Let it flow: U.S. winemakers say no NAFTA without Canada

Posted : 09/24/2018

Financial Post
By Naomi Powell
September 20, 2018

Add American winemakers to the list of businesses opposing U.S. President Donald Trump’s threat to scrap the North American Free Trade Agreement in favour of a bilateral deal with Mexico.

American vintners — whose sales north of the border soared 281 per cent under NAFTA and its predecessor, the Canada-US Free Trade Agreement, — now count Canada as the largest single market for wine outside the U.S.

“If NAFTA no longer exists we could see a half a billion dollars thrown out the window,” said Michael Kaiser, vice president of WineAmerica, an industry group based in Washington, D.C. “So obviously we want to make sure the Canadian market remains open to U.S. wine.”

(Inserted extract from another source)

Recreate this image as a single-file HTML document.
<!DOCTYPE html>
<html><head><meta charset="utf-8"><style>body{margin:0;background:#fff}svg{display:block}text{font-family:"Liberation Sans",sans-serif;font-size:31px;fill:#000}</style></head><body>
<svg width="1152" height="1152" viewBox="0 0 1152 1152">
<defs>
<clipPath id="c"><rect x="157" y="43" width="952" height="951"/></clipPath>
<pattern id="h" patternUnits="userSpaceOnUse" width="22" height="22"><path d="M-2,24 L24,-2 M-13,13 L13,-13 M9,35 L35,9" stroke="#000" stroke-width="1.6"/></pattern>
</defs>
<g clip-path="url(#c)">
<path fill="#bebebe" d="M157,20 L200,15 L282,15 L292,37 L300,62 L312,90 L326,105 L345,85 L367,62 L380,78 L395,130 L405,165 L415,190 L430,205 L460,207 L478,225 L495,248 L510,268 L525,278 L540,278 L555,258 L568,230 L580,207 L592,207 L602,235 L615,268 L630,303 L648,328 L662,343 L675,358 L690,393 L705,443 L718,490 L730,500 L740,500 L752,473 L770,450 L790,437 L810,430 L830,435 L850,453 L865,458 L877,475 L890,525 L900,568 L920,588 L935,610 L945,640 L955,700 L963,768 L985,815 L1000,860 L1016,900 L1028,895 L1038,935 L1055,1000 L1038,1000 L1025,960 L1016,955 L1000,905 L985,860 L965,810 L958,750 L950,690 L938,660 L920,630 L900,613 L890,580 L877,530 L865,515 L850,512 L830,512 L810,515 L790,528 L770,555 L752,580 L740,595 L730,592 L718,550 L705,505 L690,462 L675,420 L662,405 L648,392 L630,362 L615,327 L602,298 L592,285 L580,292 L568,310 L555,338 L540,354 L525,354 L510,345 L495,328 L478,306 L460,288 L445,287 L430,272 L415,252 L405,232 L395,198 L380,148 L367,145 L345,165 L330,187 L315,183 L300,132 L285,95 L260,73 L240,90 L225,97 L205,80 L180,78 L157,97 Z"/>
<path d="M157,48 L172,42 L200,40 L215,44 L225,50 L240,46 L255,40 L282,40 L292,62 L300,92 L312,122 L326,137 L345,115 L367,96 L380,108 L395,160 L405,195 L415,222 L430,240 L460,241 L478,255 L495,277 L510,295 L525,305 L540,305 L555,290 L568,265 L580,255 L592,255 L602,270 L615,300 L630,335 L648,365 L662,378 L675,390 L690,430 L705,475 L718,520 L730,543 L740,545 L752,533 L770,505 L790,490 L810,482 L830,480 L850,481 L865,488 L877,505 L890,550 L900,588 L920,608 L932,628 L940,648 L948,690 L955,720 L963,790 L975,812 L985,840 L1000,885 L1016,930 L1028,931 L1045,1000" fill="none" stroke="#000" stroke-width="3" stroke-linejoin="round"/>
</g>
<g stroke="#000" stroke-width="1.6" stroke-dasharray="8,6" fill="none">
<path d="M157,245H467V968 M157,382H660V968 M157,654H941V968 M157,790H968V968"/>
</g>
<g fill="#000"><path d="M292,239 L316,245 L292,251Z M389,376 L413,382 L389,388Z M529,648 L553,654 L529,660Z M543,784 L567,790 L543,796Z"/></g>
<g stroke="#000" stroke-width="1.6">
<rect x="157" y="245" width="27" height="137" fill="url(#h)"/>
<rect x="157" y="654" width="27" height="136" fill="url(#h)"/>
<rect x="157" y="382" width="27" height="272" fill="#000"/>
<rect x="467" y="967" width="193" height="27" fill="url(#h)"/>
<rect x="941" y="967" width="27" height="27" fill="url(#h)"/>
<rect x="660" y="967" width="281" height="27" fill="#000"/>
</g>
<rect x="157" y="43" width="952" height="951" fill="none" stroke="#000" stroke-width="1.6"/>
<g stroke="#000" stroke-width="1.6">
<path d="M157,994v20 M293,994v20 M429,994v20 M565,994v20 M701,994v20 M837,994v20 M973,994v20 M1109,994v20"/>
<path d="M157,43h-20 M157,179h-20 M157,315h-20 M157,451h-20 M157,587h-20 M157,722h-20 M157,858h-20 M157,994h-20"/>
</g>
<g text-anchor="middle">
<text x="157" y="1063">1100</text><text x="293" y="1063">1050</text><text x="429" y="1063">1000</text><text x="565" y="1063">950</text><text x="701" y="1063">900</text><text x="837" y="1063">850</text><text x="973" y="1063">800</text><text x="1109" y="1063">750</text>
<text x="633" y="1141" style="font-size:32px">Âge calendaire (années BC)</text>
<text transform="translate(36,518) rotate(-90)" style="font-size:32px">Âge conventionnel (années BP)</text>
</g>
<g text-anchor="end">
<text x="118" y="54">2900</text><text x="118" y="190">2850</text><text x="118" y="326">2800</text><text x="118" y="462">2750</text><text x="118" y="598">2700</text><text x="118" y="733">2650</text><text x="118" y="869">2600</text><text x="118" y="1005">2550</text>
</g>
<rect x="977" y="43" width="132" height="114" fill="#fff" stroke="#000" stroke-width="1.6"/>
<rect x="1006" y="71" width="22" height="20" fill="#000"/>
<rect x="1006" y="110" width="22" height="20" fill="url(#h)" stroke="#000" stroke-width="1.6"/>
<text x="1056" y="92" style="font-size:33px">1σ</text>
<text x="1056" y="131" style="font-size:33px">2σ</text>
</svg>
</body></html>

Charles Jefferson, vice president of federal and international public policy for the Wine Institute, an association of California vintners, was more blunt: “We would not support a withdrawal from NAFTA,” he wrote in an email. “We believe it is vital that any modernized NAFTA include Canada and Mexico.”

U.S. wine exports to Canada topped US$443.9 million in 2017, up from US$18.6 million when Canada first dropped tariffs on imports under the CUSFTA in 1989. By contrast, U.S. wine exports to Mexico were worth US$22.5 million in 2017.

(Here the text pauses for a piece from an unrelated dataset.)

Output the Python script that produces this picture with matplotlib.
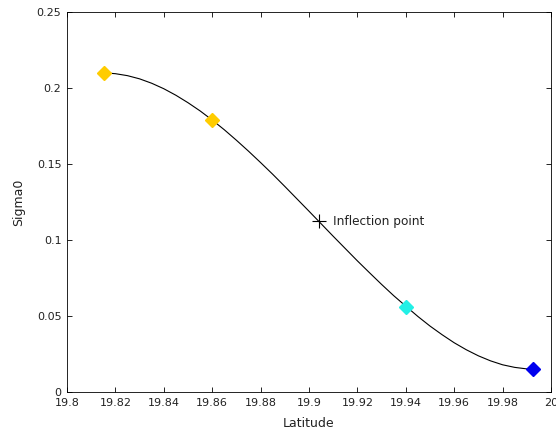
import matplotlib.pyplot as plt

# curve
lat = [19.8153, 19.8175, 19.82, 19.825, 19.83, 19.835, 19.84, 19.845, 19.85, 19.855,
       19.86, 19.865, 19.87, 19.875, 19.88, 19.885, 19.89, 19.90, 19.91, 19.92,
       19.925, 19.93, 19.935, 19.94, 19.945, 19.95, 19.955, 19.96, 19.965, 19.97,
       19.975, 19.98, 19.985, 19.99, 19.9926]
sigma0 = [0.2099, 0.2098, 0.2095, 0.2082, 0.2061, 0.2032, 0.1996, 0.1953, 0.1904, 0.1850,
          0.1790, 0.1726, 0.1657, 0.1585, 0.1510, 0.1433, 0.1353, 0.1190, 0.1025, 0.0863,
          0.0785, 0.0708, 0.0634, 0.0565, 0.0497, 0.0434, 0.0377, 0.0324, 0.0278, 0.0238,
          0.0205, 0.0179, 0.0162, 0.0152, 0.0151]

# diamond markers
pt_lat = [19.8153, 19.86, 19.94, 19.9926]
pt_sigma = [0.2099, 0.179, 0.0559, 0.0151]
pt_colors = ['#FFCC00', '#FFCC00', '#22F0E6', '#0000EE']

# inflection point
infl_lat = 19.904
infl_sigma = 0.1125
infl_label = 'Inflection point'

xticks = [19.8, 19.82, 19.84, 19.86, 19.88, 19.9, 19.92, 19.94, 19.96, 19.98, 20]
xticklabels = ['19.8', '19.82', '19.84', '19.86', '19.88', '19.9', '19.92', '19.94', '19.96', '19.98', '20']
yticks = [0, 0.05, 0.1, 0.15, 0.2, 0.25]
yticklabels = ['0', '0.05', '0.1', '0.15', '0.2', '0.25']

plt.rcParams['font.family'] = ['DejaVu Sans']

fig = plt.figure(figsize=(5.56, 4.34), dpi=100)
ax = fig.add_axes([0.1205, 0.0968, 0.8705, 0.8752])

ax.plot(lat, sigma0, color='black', linewidth=0.8)
for x, y, c in zip(pt_lat, pt_sigma, pt_colors):
    ax.plot(x, y, marker='D', markersize=7.2, color=c, markeredgecolor=c, linestyle='none')
ax.plot(infl_lat, infl_sigma, marker='+', markersize=10, markeredgewidth=0.8, color='black')
ax.text(infl_lat + 0.006, infl_sigma, infl_label, va='center', ha='left', fontsize=8.7,
        color='#222222')

ax.set_xlim(19.8, 20)
ax.set_ylim(0, 0.25)
ax.set_xticks(xticks)
ax.set_xticklabels(xticklabels)
ax.set_yticks(yticks)
ax.set_yticklabels(yticklabels)
ax.tick_params(direction='in', length=3.5, width=0.6, top=True, right=True, pad=4,
               labelsize=8, labelcolor='#222222')
for s in ax.spines.values():
    s.set_linewidth(0.6)

ax.set_xlabel('Latitude', fontsize=9, labelpad=6.5, color='#222222')
ax.set_ylabel('Sigma0', fontsize=9, labelpad=8, color='#222222')

fig.savefig('out.png', dpi=100)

Nevertheless, Canadian market restrictions have remained an irritant to the U.S. industry. American winemakers’ access to Canadian grocery store shelves was identified alongside dairy and grain grading as a major outstanding agricultural issue in the NAFTA talks when the U.S.’s chief agricultural negotiator Gregg Doud testified before the Senate Agriculture Committee last week.

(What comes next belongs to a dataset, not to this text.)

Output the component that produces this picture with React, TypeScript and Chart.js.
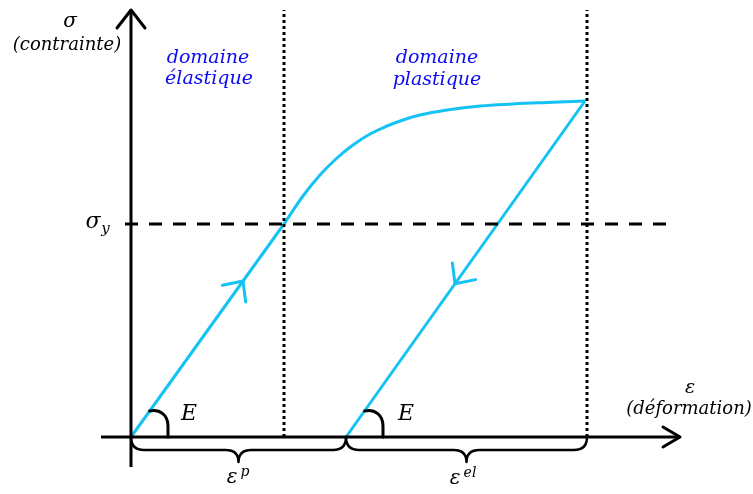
import React, { useEffect, useRef } from 'react';
import { Chart, registerables } from 'chart.js';

Chart.register(...registerables);

// strain (ε) / stress (σ) in arbitrary units
const elasticEps = [0, 1.53];
const elasticSig = [0, 2.13];
const plasticEps = [1.53, 1.72, 1.89, 2.06, 2.22, 2.39, 2.56, 2.72, 2.89, 3.16, 3.49, 3.82, 4.16, 4.54];
const plasticSig = [2.13, 2.41, 2.62, 2.79, 2.92, 3.03, 3.11, 3.17, 3.22, 3.27, 3.31, 3.33, 3.345, 3.36];
const unloadEps = [4.54, 2.15];
const unloadSig = [3.36, 0];

const sigmaY = 2.13;
const yieldEps = 1.53;
const maxEps = 4.56;
const residualEps = 2.15;

const CYAN = '#14C3F3';
const BLUE = '#0A0AF5';
const SERIF = '"DejaVu Serif", serif';

const pts = (xs: number[], ys: number[]) => xs.map((v, i) => ({ x: v, y: ys[i] }));

const drawExtras = {
  id: 'drawExtras',
  afterDatasetsDraw(chart: any) {
    const { ctx, scales } = chart;
    const px = (v: number) => scales.x.getPixelForValue(v);
    const py = (v: number) => scales.y.getPixelForValue(v);
    ctx.save();
    ctx.lineCap = 'round';
    ctx.lineJoin = 'round';

    // axis arrow heads
    ctx.strokeStyle = '#000';
    ctx.lineWidth = 3;
    const xt = px(5.49), yt = py(0);
    ctx.beginPath();
    ctx.moveTo(xt - 17, yt - 10);
    ctx.lineTo(xt, yt);
    ctx.lineTo(xt - 17, yt + 10);
    ctx.stroke();
    const xt2 = px(0), yt2 = py(4.27);
    ctx.beginPath();
    ctx.moveTo(xt2 - 14, yt2 + 18);
    ctx.lineTo(xt2, yt2);
    ctx.lineTo(xt2 + 14, yt2 + 18);
    ctx.stroke();

    // direction chevrons on the cyan path
    const chevron = (e: number, s: number, dirAng: number) => {
      const tx = px(e), ty = py(s);
      const back = dirAng + Math.PI;
      ctx.beginPath();
      ctx.moveTo(tx + 21 * Math.cos(back - 0.75), ty + 21 * Math.sin(back - 0.75));
      ctx.lineTo(tx, ty);
      ctx.lineTo(tx + 21 * Math.cos(back + 0.75), ty + 21 * Math.sin(back + 0.75));
      ctx.stroke();
    };
    ctx.strokeStyle = CYAN;
    ctx.lineWidth = 3;
    const upAng = Math.atan2(py(elasticSig[1]) - py(0), px(elasticEps[1]) - px(0));
    chevron(1.12, (1.12 * elasticSig[1]) / elasticEps[1], upAng);
    const slopeU = (unloadSig[0] - unloadSig[1]) / (unloadEps[0] - unloadEps[1]);
    chevron(3.24, (3.24 - residualEps) * slopeU, upAng + Math.PI);

    // modulus angle arcs
    ctx.strokeStyle = '#000';
    ctx.lineWidth = 3;
    [0, residualEps].forEach((e) => {
      const cx = px(e), cy = py(0);
      ctx.beginPath();
      ctx.moveTo(cx + 32 * Math.cos(upAng), cy + 32 * Math.sin(upAng));
      ctx.bezierCurveTo(cx + 29, cy - 28, cx + 37, cy - 22, cx + 37, cy - 11);
      ctx.lineTo(cx + 37, cy);
      ctx.stroke();
    });

    // braces under the strain axis
    ctx.lineWidth = 2.5;
    const brace = (e1: number, e2: number) => {
      const x1 = px(e1), x2 = px(e2), xm = (x1 + x2) / 2, y0 = py(0);
      const h = 13, r = 13, t = 12;
      ctx.beginPath();
      ctx.moveTo(x1, y0);
      ctx.quadraticCurveTo(x1, y0 + h, x1 + r, y0 + h);
      ctx.lineTo(xm - r, y0 + h);
      ctx.quadraticCurveTo(xm, y0 + h, xm, y0 + h + t);
      ctx.quadraticCurveTo(xm, y0 + h, xm + r, y0 + h);
      ctx.lineTo(x2 - r, y0 + h);
      ctx.quadraticCurveTo(x2, y0 + h, x2, y0);
      ctx.stroke();
    };
    brace(0, residualEps);
    brace(residualEps, maxEps);

    // texts
    ctx.textAlign = 'center';
    ctx.textBaseline = 'middle';
    const text = (s: string, e: number, sg: number, size: number, color = '#000') => {
      ctx.fillStyle = color;
      ctx.font = `italic ${size}px ${SERIF}`;
      ctx.fillText(s, px(e), py(sg));
    };
    text('σ', -0.61, 4.15, 20);
    text('(contrainte)', -0.64, 3.92, 18);
    text('ε', 5.59, 0.49, 19);
    text('(déformation)', 5.58, 0.28, 18);
    text('domaine', 0.77, 3.79, 19, BLUE);
    text('élastique', 0.78, 3.58, 19, BLUE);
    text('domaine', 3.06, 3.79, 19, BLUE);
    text('plastique', 3.06, 3.57, 19, BLUE);
    text('σ', -0.38, 2.15, 22);
    text('y', -0.255, 2.08, 15);
    text('E', 0.58, 0.23, 22);
    text('E', 2.75, 0.23, 22);
    text('ε', 1.01, -0.41, 20);
    text('p', 1.14, -0.35, 14);
    text('ε', 3.24, -0.42, 20);
    text('el', 3.39, -0.36, 14);
    ctx.restore();
  },
};

const App: React.FC = () => {
  const canvasRef = useRef<HTMLCanvasElement>(null);

  useEffect(() => {
    document.body.style.margin = '0';
    if (!canvasRef.current) return;
    const black = { borderColor: '#000', borderWidth: 3, pointRadius: 0, fill: false };
    const chart = new Chart(canvasRef.current, {
      type: 'line',
      data: {
        datasets: [
          { ...black, data: [{ x: -0.3, y: 0 }, { x: 5.49, y: 0 }] },
          { ...black, data: [{ x: 0, y: -0.3 }, { x: 0, y: 4.27 }] },
          {
            ...black,
            borderDash: [13, 11],
            borderCapStyle: 'butt',
            data: [{ x: -0.06, y: sigmaY }, { x: 5.44, y: sigmaY }],
          },
          {
            ...black,
            borderDash: [3, 3],
            borderCapStyle: 'butt',
            data: [{ x: yieldEps, y: 0 }, { x: yieldEps, y: 4.27 }],
          },
          {
            ...black,
            borderDash: [3, 3],
            borderCapStyle: 'butt',
            data: [{ x: maxEps, y: 0 }, { x: maxEps, y: 4.27 }],
          },
          { data: pts(elasticEps, elasticSig), borderColor: CYAN, borderWidth: 3, pointRadius: 0 },
          {
            data: pts(plasticEps, plasticSig),
            borderColor: CYAN,
            borderWidth: 3,
            pointRadius: 0,
            tension: 0.4,
          },
          { data: pts(unloadEps, unloadSig), borderColor: CYAN, borderWidth: 3, pointRadius: 0 },
        ] as any,
      },
      options: {
        animation: false,
        responsive: true,
        maintainAspectRatio: false,
        layout: { padding: 0 },
        plugins: { legend: { display: false }, tooltip: { enabled: false } },
        scales: {
          x: { type: 'linear', min: -1.31, max: 6.22, display: false },
          y: { type: 'linear', min: -0.57, max: 4.37, display: false },
        },
      },
      plugins: [drawExtras],
    });
    return () => chart.destroy();
  }, []);

  return (
    <div style={{ width: 753, height: 494, position: 'relative', background: '#fff' }}>
      <canvas ref={canvasRef} />
    </div>
  );
};

export default App;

The wine issue also appears on both the press release announcing U.S. Trade Representative Robert Lighthizer’s NAFTA negotiating objectives and the U.S. government’s annual report on trade barriers, published in March.

Among the issues cited in the report are market controls exerted by provincial liquor boards, including cost-of-service mark-ups, restrictions on listings, and label requirements. The USTR is especially irked by rules in B.C. that preclude grocery stores from selling foreign wine, effectively giving Canadian vintners an exclusive retail channel. Though the U.S. has a case before the WTO on the matter (launched just before Trump took office in 2016) Lighthizer subsequently said the NAFTA talks would provide a swifter resolution.

“This is just rank protectionism at the provincial level in Canada,” Lighthizer told the U.S. House Ways and Mean Committee in March, adding it was an issue “that you won’t know if you’re making progress on until the end.”

While B.C. is the focus of the current negotiating objectives, the U.S. industry is also focused on widening its access to store shelves in Ontario and Quebec, said Kaiser.

“There are other things but that’s the main issue for us,” he said. “We’d like to see those limits curbed or ideally eliminated.”

The U.S. push for more market access has revived old frustrations for some Canadian vintners who say barriers in the U.S. have prevented them from enjoying the same growth as their American counterparts.

Since the repeal of prohibition, alcohol distribution south of the border has occurred through a three-tier system in which producers must sell to wholesale distributors, who then sell to retailers. Only retailers can sell to consumers. The system is costly for small vineyards and especially Canadian producers like Paul Speck who must pay an import fee of up to 35 per cent to get his product into the market.

“There’s lots of unfair trading practices that happen in the United States that they don’t like to talk about,” said Speck, the president of Niagara’s Henry of Pelham winery, who was in Ohio selling wine this week. “I’m in Cleveland selling and I have a 35 per cent disadvantage compared to my competitors. In these trade deals everybody likes to nitpick but at the end of the day the California wine industry has done phenomenally well in Canada since NAFTA.”

While U.S. vintners doubled their share of the Canadian market to 13.3 per cent after trade was first liberalized in 1989, Canadian winemakers’ presence in the United States has remained negligible.

And while the U.S. distribution system may be difficult and costly for smaller countries to navigate, Kaiser doesn’t expect it to change any time soon.

“I don’t see that as a viable negotiating objective,” he said. “Short of reopening the Constitution I think it’s here to stay.”

The Canadian Vintners Association declined to comment on the ongoing NAFTA talks beyond stating that it is “hopeful that the modernization of NAFTA will assist the growth of Canadian wine exports to the United States and Mexico.”